— begin INPUT DATA —

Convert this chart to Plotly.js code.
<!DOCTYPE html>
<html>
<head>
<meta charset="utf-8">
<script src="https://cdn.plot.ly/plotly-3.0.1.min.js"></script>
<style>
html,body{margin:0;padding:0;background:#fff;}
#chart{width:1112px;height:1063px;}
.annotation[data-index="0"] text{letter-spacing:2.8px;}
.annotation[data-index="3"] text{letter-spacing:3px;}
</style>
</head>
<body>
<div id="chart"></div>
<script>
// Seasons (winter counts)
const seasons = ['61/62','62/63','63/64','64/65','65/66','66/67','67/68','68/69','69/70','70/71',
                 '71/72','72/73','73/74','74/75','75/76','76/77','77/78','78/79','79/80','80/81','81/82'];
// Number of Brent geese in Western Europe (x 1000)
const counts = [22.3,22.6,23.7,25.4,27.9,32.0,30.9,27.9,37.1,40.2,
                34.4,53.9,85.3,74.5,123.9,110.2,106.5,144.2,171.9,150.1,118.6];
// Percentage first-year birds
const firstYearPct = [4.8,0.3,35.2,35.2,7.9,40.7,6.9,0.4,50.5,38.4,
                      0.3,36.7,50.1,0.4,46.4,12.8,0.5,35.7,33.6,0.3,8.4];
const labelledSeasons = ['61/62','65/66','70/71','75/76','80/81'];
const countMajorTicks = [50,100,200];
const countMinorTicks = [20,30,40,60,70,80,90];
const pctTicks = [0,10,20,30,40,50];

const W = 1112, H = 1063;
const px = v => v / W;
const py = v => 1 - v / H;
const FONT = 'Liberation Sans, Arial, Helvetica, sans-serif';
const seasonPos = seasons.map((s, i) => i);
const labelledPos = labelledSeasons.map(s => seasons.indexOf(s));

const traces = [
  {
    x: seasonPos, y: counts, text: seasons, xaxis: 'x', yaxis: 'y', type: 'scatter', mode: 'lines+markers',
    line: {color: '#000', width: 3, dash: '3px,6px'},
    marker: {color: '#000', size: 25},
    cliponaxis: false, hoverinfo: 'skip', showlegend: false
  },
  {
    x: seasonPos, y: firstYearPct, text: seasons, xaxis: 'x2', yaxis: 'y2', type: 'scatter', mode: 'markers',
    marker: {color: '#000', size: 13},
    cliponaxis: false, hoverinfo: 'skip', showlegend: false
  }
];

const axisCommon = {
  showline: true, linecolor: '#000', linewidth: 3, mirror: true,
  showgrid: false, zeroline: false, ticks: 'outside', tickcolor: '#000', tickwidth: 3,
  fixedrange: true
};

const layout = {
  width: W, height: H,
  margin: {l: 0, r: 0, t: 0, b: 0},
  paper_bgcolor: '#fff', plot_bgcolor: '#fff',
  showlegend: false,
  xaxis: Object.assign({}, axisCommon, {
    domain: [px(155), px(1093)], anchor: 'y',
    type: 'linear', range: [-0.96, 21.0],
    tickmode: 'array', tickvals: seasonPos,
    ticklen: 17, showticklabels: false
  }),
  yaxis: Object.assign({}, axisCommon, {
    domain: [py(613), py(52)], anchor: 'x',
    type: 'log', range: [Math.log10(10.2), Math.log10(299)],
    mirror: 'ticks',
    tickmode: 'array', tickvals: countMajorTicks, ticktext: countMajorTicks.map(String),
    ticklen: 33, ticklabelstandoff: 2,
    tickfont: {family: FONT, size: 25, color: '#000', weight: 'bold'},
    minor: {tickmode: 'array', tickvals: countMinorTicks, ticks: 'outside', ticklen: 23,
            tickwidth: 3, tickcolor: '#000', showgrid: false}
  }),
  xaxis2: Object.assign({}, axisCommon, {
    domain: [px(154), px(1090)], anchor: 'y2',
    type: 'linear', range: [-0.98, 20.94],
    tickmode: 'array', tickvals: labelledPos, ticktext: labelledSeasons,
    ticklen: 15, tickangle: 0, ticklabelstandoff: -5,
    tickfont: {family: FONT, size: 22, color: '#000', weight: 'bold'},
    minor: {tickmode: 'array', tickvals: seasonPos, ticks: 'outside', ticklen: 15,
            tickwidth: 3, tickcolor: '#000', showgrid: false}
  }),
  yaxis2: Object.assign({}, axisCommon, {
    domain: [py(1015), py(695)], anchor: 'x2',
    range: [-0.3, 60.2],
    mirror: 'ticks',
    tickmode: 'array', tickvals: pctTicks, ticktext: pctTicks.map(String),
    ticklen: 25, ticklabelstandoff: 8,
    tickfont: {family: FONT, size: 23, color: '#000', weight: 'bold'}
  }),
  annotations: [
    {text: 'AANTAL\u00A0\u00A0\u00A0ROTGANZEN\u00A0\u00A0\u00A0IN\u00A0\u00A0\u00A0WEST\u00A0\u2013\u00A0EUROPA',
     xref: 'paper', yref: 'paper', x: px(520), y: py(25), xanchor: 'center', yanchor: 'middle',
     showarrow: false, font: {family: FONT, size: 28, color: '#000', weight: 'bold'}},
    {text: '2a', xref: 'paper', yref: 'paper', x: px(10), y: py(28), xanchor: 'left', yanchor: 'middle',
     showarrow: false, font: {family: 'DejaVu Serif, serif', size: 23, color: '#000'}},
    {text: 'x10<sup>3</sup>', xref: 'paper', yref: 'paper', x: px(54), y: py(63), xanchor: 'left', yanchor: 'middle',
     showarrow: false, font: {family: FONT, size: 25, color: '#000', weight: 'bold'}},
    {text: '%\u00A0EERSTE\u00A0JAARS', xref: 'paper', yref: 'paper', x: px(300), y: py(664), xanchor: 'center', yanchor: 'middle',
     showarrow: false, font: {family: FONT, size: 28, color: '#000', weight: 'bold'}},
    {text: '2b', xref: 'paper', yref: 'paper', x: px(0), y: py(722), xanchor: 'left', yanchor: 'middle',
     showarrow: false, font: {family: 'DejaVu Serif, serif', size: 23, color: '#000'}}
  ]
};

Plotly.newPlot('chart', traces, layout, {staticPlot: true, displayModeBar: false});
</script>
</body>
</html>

— end INPUT DATA —
— begin INPUT DATA —

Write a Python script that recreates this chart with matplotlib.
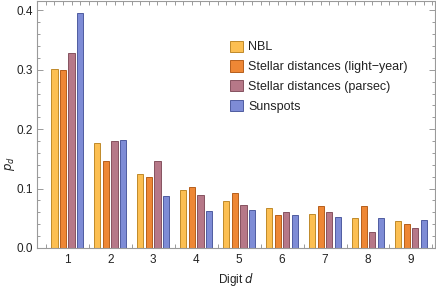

— end INPUT DATA —
— begin INPUT DATA —

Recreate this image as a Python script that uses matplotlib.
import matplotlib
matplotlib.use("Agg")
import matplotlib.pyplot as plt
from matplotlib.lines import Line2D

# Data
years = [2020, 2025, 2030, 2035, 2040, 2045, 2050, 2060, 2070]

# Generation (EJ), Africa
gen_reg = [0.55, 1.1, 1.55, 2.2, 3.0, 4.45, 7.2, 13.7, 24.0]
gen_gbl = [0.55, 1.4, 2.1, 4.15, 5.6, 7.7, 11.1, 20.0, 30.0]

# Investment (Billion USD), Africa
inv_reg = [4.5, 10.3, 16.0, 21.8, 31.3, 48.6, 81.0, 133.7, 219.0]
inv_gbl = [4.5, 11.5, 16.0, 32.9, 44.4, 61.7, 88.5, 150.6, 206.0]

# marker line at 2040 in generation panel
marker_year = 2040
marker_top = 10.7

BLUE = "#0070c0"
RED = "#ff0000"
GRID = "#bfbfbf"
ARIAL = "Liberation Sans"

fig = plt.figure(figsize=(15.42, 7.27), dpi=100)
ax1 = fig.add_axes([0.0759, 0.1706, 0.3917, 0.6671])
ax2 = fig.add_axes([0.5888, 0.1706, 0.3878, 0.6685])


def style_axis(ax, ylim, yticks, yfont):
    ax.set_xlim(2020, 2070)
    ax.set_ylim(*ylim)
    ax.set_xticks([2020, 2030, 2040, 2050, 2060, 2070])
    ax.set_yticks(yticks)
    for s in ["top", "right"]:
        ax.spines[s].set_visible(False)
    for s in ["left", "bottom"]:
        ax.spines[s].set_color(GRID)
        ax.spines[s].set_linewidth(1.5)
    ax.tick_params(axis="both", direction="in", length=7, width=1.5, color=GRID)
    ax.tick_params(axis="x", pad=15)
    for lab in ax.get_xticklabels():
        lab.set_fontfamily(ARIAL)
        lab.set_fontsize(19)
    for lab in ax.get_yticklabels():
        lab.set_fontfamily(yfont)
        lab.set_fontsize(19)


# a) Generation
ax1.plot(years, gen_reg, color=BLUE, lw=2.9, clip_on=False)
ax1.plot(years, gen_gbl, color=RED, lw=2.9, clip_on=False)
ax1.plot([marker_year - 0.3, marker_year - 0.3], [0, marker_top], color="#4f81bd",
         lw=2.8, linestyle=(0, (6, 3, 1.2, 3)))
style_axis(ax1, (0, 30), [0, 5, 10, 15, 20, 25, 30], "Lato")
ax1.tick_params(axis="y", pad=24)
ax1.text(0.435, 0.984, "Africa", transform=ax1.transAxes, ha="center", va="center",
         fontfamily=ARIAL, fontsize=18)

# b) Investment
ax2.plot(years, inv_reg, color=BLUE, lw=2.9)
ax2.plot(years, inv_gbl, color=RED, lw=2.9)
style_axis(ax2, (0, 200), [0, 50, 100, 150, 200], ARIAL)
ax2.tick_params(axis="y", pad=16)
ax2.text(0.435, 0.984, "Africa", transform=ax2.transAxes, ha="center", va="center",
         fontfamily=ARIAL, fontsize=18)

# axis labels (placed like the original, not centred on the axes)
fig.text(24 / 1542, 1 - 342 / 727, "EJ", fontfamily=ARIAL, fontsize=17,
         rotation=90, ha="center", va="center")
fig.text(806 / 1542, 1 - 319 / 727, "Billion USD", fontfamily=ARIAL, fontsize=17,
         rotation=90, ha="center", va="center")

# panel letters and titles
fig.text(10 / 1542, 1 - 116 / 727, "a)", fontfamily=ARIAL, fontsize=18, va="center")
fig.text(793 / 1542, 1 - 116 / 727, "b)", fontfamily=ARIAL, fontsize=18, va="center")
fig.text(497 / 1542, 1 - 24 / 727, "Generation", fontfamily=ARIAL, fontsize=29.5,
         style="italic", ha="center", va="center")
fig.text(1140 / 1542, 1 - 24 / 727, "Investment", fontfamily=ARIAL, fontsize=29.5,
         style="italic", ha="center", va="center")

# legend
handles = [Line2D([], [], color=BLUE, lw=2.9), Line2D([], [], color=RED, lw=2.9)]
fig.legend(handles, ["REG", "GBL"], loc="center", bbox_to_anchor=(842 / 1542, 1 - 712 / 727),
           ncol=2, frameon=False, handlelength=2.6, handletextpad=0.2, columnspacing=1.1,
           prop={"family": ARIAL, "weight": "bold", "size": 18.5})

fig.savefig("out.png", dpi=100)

— end INPUT DATA —

Pull every line containing "Python" from the data.

Write a Python script that recreates this chart with matplotlib.
Recreate this image as a Python script that uses matplotlib.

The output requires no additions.